- TASK BRIEF
The listing below begins with the first line you should copy; stop after the line containing "a_legend_domain = [10.51, -1.586]", and drop every picture.

- MATERIAL

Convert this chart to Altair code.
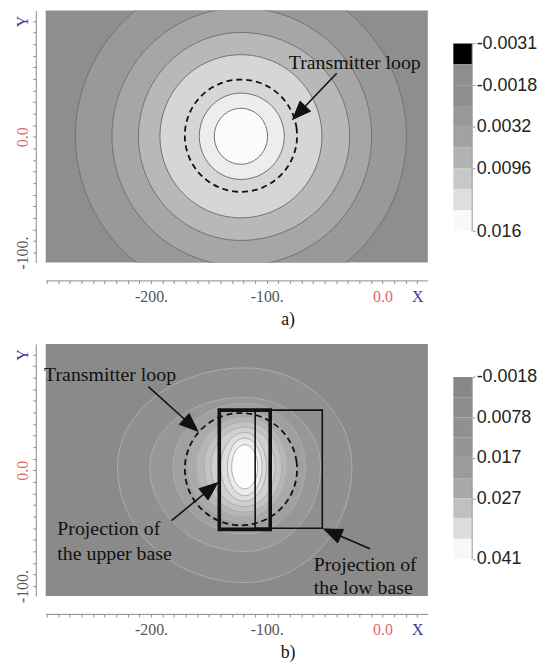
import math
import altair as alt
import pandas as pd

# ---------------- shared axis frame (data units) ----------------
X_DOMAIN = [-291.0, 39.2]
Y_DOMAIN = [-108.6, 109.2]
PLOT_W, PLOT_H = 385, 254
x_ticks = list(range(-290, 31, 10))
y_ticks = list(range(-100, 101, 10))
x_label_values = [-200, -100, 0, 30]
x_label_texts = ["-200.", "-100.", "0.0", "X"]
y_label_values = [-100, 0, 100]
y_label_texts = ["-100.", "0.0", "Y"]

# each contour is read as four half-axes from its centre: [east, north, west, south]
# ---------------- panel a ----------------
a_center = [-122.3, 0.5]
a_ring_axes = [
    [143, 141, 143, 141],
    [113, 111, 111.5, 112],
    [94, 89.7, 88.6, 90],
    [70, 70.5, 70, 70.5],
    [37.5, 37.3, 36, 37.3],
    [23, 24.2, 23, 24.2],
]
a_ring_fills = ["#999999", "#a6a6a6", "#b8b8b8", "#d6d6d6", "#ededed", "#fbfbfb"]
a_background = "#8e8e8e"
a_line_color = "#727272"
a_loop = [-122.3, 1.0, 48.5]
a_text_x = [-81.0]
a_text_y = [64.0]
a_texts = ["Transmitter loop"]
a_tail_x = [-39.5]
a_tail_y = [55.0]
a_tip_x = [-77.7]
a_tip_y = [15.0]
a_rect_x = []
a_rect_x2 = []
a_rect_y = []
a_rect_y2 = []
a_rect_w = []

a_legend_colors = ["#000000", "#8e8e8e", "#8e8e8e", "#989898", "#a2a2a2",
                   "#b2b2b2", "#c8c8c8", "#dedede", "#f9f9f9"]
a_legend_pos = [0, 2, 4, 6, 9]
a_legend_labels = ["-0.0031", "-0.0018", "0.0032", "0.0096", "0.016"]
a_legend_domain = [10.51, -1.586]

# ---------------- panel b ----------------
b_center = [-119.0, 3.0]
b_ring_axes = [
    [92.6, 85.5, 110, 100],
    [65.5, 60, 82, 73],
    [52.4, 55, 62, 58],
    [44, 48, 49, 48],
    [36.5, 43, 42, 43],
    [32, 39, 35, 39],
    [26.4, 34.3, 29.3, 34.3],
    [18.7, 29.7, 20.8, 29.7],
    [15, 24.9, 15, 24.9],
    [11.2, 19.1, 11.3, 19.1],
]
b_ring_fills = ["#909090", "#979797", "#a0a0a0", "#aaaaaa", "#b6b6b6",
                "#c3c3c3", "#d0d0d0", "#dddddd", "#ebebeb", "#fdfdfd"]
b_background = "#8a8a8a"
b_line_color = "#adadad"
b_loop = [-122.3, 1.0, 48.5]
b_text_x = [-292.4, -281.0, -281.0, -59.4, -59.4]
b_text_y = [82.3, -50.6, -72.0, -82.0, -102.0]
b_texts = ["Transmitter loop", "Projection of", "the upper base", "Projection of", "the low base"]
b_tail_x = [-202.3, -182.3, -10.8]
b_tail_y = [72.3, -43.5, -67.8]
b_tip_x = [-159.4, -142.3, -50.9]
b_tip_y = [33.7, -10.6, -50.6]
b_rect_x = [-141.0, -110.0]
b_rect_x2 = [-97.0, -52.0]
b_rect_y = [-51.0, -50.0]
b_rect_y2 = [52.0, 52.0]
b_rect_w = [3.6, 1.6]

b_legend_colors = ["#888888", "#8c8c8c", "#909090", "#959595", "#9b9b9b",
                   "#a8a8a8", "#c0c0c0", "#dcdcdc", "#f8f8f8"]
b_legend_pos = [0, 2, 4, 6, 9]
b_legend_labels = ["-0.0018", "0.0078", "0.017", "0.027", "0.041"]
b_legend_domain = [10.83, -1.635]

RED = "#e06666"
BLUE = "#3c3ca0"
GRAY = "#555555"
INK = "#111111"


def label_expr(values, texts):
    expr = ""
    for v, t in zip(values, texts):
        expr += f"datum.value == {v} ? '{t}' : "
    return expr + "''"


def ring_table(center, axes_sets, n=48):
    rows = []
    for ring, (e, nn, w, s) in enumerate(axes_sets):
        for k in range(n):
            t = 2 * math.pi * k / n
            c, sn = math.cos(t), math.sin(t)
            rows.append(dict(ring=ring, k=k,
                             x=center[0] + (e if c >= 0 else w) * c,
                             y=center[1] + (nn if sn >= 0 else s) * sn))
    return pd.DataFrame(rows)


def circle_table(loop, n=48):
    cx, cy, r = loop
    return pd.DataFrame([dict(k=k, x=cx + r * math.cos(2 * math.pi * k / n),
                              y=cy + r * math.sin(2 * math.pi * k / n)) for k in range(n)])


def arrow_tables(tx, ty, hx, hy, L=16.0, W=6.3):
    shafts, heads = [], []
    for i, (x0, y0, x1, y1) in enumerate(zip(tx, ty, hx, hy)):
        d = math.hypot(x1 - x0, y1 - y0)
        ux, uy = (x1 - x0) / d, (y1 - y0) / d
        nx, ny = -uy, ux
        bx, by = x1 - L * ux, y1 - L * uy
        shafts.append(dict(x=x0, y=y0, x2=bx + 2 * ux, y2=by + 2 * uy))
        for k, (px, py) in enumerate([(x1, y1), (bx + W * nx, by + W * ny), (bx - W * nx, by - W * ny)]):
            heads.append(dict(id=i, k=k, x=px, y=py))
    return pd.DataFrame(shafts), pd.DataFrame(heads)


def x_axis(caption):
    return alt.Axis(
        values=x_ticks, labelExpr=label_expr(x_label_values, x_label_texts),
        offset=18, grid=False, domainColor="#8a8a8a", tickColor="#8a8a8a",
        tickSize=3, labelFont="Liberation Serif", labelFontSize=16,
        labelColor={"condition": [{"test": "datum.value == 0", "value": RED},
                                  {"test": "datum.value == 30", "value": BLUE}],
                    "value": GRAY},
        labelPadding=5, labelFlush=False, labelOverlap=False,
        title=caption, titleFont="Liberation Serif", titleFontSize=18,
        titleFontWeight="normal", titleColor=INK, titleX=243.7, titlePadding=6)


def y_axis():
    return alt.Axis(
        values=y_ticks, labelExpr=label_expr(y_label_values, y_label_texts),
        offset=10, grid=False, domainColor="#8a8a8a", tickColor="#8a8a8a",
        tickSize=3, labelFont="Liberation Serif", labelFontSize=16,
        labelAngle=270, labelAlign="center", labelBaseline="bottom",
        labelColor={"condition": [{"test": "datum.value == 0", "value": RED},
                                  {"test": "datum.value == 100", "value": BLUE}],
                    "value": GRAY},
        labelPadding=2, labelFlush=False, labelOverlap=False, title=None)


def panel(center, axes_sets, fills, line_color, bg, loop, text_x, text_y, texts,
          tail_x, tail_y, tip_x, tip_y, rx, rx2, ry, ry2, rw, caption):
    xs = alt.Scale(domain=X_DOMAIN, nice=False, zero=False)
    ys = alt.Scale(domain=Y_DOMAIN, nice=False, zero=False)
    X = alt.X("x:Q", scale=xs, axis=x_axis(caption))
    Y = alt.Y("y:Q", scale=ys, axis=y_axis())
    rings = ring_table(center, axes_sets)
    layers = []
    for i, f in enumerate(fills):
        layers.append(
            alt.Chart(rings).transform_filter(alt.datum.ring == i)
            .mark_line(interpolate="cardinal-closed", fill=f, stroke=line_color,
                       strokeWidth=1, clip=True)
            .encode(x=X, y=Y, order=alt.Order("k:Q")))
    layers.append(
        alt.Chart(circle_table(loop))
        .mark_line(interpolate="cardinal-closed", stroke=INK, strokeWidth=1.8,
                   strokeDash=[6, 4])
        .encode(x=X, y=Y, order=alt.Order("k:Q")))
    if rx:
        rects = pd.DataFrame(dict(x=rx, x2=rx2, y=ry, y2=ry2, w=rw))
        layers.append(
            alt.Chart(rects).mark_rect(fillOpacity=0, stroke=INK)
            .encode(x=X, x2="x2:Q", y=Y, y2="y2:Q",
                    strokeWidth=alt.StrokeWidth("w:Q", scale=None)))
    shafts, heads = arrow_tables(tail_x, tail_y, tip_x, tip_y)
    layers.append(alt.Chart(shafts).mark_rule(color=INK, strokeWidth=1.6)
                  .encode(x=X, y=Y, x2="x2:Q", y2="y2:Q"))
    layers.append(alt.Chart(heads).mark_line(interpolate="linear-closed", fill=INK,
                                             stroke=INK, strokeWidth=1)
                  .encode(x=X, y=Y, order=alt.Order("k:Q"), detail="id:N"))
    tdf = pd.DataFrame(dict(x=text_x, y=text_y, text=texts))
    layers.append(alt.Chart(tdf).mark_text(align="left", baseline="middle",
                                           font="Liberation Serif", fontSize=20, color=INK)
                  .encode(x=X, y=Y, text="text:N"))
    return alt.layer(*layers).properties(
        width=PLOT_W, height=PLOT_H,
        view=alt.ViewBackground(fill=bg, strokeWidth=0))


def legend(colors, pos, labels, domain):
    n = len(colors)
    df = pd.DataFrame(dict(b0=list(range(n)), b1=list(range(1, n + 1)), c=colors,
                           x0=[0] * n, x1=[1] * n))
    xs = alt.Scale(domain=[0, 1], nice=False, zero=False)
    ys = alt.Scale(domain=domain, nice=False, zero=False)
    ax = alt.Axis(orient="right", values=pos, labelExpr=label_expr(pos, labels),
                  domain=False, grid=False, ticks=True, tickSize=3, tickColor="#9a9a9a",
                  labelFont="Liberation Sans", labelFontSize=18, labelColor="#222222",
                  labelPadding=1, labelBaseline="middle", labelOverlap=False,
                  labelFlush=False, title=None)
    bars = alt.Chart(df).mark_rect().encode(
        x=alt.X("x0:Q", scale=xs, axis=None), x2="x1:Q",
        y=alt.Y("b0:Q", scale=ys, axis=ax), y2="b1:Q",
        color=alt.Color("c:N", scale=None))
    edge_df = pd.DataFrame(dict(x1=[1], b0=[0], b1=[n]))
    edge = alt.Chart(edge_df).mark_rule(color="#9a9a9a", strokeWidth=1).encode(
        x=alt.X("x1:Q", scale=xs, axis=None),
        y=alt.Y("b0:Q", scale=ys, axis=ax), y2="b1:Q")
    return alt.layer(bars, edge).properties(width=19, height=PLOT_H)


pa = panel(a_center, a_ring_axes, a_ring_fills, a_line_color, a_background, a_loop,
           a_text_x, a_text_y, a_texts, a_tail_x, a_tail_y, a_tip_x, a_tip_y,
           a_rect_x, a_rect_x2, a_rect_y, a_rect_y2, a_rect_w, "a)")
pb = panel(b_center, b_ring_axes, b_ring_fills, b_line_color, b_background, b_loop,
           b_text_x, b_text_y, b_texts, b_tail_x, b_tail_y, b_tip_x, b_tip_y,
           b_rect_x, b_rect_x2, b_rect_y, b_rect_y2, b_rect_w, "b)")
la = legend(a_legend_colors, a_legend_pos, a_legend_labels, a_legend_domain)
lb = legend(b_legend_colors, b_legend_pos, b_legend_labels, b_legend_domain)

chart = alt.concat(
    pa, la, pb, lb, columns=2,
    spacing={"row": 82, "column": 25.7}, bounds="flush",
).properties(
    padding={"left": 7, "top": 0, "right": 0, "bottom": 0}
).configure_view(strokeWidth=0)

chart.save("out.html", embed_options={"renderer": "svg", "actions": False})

- OUTPUT OF THE EXERCISE
Convert this chart to Altair code.
import math
import altair as alt
import pandas as pd

# ---------------- shared axis frame (data units) ----------------
X_DOMAIN = [-291.0, 39.2]
Y_DOMAIN = [-108.6, 109.2]
PLOT_W, PLOT_H = 385, 254
x_ticks = list(range(-290, 31, 10))
y_ticks = list(range(-100, 101, 10))
x_label_values = [-200, -100, 0, 30]
x_label_texts = ["-200.", "-100.", "0.0", "X"]
y_label_values = [-100, 0, 100]
y_label_texts = ["-100.", "0.0", "Y"]

# each contour is read as four half-axes from its centre: [east, north, west, south]
# ---------------- panel a ----------------
a_center = [-122.3, 0.5]
a_ring_axes = [
    [143, 141, 143, 141],
    [113, 111, 111.5, 112],
    [94, 89.7, 88.6, 90],
    [70, 70.5, 70, 70.5],
    [37.5, 37.3, 36, 37.3],
    [23, 24.2, 23, 24.2],
]
a_ring_fills = ["#999999", "#a6a6a6", "#b8b8b8", "#d6d6d6", "#ededed", "#fbfbfb"]
a_background = "#8e8e8e"
a_line_color = "#727272"
a_loop = [-122.3, 1.0, 48.5]
a_text_x = [-81.0]
a_text_y = [64.0]
a_texts = ["Transmitter loop"]
a_tail_x = [-39.5]
a_tail_y = [55.0]
a_tip_x = [-77.7]
a_tip_y = [15.0]
a_rect_x = []
a_rect_x2 = []
a_rect_y = []
a_rect_y2 = []
a_rect_w = []

a_legend_colors = ["#000000", "#8e8e8e", "#8e8e8e", "#989898", "#a2a2a2",
                   "#b2b2b2", "#c8c8c8", "#dedede", "#f9f9f9"]
a_legend_pos = [0, 2, 4, 6, 9]
a_legend_labels = ["-0.0031", "-0.0018", "0.0032", "0.0096", "0.016"]
a_legend_domain = [10.51, -1.586]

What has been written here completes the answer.